Code that draws figures

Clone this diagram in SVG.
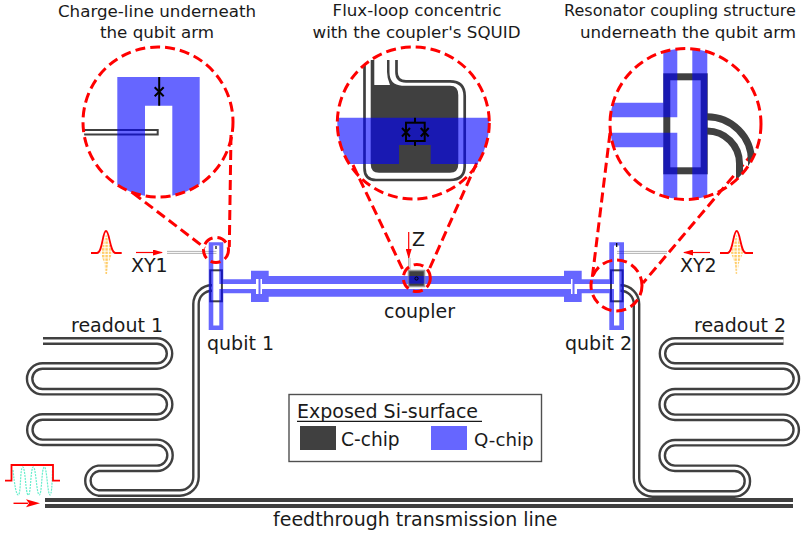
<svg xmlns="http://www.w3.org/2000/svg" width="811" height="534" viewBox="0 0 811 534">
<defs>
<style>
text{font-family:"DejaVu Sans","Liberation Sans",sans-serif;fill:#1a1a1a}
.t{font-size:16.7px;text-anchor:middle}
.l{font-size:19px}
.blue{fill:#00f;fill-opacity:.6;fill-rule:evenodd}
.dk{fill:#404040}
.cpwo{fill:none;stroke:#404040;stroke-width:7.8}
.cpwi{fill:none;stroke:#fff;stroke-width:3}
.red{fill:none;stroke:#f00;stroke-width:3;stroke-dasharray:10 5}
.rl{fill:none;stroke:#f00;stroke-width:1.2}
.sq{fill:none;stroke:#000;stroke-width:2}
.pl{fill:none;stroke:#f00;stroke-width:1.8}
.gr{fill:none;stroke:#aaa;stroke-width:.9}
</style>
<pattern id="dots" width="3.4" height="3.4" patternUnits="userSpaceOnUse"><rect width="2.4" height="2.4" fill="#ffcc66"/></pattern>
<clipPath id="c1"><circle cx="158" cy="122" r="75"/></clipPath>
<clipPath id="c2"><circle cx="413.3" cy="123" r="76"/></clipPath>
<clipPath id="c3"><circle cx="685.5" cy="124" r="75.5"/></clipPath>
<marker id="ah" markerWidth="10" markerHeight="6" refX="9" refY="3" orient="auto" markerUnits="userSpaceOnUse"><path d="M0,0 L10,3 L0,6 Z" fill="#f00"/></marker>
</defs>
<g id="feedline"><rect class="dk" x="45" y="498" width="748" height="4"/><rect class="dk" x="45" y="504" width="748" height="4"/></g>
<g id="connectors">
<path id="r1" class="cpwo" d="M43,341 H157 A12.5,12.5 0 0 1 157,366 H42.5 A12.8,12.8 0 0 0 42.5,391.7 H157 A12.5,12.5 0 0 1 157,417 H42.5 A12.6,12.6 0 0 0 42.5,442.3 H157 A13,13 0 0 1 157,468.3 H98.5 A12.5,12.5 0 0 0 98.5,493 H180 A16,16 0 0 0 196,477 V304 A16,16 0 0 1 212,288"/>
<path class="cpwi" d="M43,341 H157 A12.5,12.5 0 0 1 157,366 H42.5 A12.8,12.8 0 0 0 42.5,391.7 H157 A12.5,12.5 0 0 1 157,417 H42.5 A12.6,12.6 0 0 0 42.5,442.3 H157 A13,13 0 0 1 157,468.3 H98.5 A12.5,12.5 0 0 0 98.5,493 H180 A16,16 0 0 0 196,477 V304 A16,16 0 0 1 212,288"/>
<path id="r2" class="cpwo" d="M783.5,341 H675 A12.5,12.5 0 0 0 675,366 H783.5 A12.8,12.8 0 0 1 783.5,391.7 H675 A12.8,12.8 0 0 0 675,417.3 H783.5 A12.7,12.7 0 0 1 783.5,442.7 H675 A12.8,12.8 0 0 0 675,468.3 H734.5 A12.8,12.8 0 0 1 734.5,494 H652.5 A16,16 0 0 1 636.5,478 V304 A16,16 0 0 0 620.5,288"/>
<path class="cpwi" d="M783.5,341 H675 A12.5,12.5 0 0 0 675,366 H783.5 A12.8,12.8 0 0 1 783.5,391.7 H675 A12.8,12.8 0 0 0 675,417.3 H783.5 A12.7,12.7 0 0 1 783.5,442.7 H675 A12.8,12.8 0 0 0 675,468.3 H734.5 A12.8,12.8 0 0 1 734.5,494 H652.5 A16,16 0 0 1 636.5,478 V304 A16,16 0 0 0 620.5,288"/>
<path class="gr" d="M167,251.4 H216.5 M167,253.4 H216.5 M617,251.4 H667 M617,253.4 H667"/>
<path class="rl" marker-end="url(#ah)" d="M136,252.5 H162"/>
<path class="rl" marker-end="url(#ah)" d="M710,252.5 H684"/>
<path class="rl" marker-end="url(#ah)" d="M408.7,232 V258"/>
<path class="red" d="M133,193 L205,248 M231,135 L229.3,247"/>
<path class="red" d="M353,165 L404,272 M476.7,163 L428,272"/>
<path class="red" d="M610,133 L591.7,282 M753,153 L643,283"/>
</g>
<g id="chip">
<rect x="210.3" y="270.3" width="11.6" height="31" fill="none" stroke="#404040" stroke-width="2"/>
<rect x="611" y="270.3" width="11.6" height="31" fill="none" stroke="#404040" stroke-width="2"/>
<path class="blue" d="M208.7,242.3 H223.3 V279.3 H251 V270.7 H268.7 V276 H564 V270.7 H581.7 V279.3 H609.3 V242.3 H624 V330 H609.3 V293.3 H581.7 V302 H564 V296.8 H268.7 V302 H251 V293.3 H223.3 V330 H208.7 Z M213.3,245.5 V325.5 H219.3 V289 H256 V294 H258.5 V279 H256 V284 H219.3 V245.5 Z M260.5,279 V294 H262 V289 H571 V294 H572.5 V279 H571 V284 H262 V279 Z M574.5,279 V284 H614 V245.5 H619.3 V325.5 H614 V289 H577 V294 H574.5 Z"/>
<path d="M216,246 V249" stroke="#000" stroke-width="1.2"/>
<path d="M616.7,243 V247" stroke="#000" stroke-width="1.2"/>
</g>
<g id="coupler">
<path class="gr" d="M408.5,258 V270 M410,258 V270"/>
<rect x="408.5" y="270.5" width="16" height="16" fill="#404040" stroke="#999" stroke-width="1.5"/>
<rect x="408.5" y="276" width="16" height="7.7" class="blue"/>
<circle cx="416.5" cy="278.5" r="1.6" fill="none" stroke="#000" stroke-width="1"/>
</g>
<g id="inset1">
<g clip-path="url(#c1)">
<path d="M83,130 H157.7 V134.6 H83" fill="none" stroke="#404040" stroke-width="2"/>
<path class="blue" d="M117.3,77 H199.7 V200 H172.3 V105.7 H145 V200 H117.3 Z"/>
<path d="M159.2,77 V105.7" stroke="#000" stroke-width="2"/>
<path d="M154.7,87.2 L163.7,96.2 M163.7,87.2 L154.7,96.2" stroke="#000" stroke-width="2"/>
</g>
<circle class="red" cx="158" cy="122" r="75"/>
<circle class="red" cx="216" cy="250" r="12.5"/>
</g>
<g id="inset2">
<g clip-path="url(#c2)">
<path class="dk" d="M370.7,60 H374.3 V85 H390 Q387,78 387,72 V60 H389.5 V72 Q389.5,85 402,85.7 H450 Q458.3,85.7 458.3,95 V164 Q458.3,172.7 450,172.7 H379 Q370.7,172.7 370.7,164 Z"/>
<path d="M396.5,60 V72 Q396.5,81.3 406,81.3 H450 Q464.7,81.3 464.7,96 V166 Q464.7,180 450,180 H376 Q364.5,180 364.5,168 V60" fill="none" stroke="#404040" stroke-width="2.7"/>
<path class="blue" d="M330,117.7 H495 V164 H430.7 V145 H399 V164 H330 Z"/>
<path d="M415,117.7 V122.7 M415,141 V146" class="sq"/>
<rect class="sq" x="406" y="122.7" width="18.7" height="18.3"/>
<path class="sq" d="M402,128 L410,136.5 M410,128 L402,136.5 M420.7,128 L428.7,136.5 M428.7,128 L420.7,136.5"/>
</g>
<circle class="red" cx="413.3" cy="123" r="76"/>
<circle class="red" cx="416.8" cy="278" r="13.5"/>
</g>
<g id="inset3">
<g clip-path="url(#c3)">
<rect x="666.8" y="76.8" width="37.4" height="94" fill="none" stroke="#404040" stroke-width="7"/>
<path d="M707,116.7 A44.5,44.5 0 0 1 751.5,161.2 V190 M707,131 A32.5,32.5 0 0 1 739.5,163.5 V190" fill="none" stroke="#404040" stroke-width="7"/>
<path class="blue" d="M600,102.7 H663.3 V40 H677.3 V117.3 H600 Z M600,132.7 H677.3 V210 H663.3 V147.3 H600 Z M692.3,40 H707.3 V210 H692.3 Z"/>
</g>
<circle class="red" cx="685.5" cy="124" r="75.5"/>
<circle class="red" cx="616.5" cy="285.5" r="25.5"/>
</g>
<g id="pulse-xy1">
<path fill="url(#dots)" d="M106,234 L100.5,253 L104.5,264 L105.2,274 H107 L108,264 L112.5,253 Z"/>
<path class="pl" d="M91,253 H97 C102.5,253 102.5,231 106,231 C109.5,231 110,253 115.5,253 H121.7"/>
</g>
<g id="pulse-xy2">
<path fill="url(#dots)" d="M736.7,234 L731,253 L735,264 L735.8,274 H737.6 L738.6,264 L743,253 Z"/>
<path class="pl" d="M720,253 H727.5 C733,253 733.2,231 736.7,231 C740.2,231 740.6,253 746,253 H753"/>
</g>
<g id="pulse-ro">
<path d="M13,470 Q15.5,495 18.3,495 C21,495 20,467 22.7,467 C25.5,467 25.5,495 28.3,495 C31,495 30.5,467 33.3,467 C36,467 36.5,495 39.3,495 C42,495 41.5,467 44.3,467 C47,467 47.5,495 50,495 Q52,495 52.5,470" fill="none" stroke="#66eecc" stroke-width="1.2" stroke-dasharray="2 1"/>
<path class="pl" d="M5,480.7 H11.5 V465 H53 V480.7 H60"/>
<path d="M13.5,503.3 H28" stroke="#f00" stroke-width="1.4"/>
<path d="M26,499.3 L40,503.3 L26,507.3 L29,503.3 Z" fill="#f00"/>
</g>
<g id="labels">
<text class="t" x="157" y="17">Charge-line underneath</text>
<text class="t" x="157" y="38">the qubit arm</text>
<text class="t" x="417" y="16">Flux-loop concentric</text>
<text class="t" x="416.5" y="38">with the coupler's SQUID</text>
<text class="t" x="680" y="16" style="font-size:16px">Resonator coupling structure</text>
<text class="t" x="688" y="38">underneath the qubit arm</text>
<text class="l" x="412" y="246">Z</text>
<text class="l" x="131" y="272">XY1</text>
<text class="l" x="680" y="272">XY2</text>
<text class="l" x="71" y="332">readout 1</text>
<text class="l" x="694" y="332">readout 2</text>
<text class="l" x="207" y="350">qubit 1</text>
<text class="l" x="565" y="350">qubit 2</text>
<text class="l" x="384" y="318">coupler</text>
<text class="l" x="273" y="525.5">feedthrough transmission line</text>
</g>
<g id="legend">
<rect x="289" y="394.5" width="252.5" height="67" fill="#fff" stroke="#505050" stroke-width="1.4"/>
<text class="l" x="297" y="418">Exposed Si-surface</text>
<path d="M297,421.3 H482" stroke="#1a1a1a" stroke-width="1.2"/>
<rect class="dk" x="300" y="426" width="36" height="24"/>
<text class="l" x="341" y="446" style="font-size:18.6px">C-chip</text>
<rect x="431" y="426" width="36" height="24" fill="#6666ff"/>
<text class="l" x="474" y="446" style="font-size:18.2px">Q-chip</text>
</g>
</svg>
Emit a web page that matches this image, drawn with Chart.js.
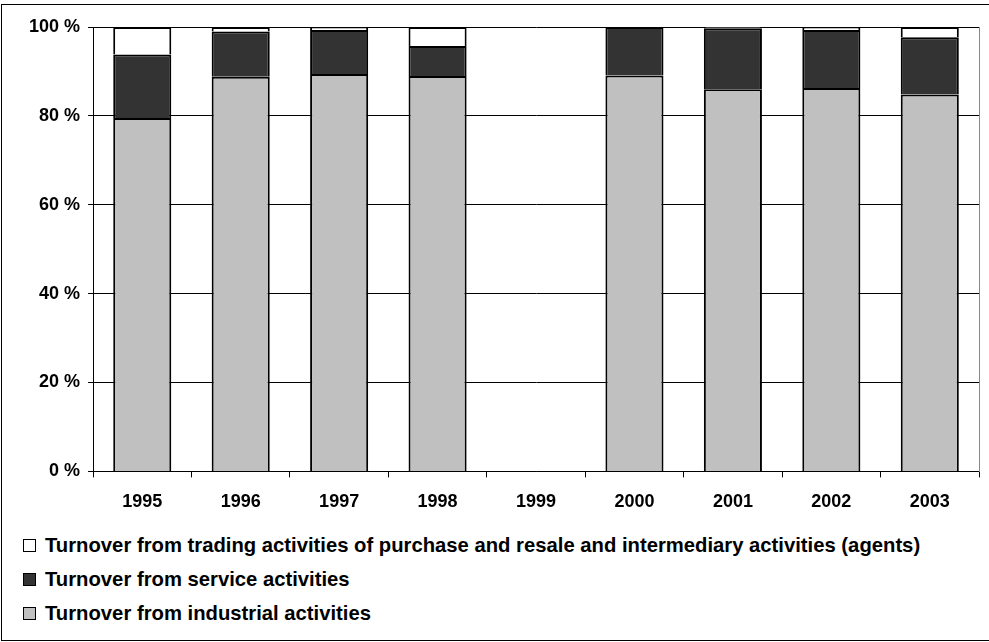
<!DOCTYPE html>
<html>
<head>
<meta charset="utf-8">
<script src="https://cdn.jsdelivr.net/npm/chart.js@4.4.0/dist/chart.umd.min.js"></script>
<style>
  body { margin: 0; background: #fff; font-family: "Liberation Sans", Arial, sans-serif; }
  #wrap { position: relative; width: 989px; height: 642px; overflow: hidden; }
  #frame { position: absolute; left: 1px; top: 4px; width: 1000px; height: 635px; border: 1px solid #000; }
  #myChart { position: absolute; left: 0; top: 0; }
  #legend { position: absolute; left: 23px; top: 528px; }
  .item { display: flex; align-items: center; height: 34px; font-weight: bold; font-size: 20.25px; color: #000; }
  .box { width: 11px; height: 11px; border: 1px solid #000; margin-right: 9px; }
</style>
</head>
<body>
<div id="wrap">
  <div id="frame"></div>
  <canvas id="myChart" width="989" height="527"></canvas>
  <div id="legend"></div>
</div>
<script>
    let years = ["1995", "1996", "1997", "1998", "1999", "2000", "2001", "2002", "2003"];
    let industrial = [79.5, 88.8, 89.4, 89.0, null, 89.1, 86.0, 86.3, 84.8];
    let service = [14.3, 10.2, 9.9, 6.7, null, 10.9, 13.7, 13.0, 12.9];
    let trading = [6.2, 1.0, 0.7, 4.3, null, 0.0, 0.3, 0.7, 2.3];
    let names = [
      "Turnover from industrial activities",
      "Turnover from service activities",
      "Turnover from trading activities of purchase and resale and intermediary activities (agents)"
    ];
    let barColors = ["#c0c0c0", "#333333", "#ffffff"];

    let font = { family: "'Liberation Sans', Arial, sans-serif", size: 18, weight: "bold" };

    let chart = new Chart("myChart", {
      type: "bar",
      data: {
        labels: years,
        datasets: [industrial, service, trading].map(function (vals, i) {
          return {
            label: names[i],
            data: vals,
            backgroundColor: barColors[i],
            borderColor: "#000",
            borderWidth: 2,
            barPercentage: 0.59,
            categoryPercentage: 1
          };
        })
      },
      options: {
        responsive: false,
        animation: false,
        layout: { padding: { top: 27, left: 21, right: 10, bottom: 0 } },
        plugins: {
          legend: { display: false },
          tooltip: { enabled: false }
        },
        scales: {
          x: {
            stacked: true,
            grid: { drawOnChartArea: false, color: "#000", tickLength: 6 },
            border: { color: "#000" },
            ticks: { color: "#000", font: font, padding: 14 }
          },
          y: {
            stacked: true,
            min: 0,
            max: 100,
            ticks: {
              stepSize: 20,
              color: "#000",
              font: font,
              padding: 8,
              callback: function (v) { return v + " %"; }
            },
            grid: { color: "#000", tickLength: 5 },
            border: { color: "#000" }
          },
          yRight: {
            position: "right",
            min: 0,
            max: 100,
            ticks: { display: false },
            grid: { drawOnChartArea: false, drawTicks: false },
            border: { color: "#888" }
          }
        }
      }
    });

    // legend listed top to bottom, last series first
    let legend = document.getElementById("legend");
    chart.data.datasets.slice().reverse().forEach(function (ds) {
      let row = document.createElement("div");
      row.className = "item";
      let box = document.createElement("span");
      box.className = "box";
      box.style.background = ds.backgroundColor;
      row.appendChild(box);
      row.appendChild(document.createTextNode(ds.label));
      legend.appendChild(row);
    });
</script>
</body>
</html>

**EXERCISE DIRECTIONS**
Identify and copy all lines with the word "this".

**RESULT OF THE EXERCISE**
Clone this diagram in SVG.
Emit a web page that matches this image, drawn with Chart.js.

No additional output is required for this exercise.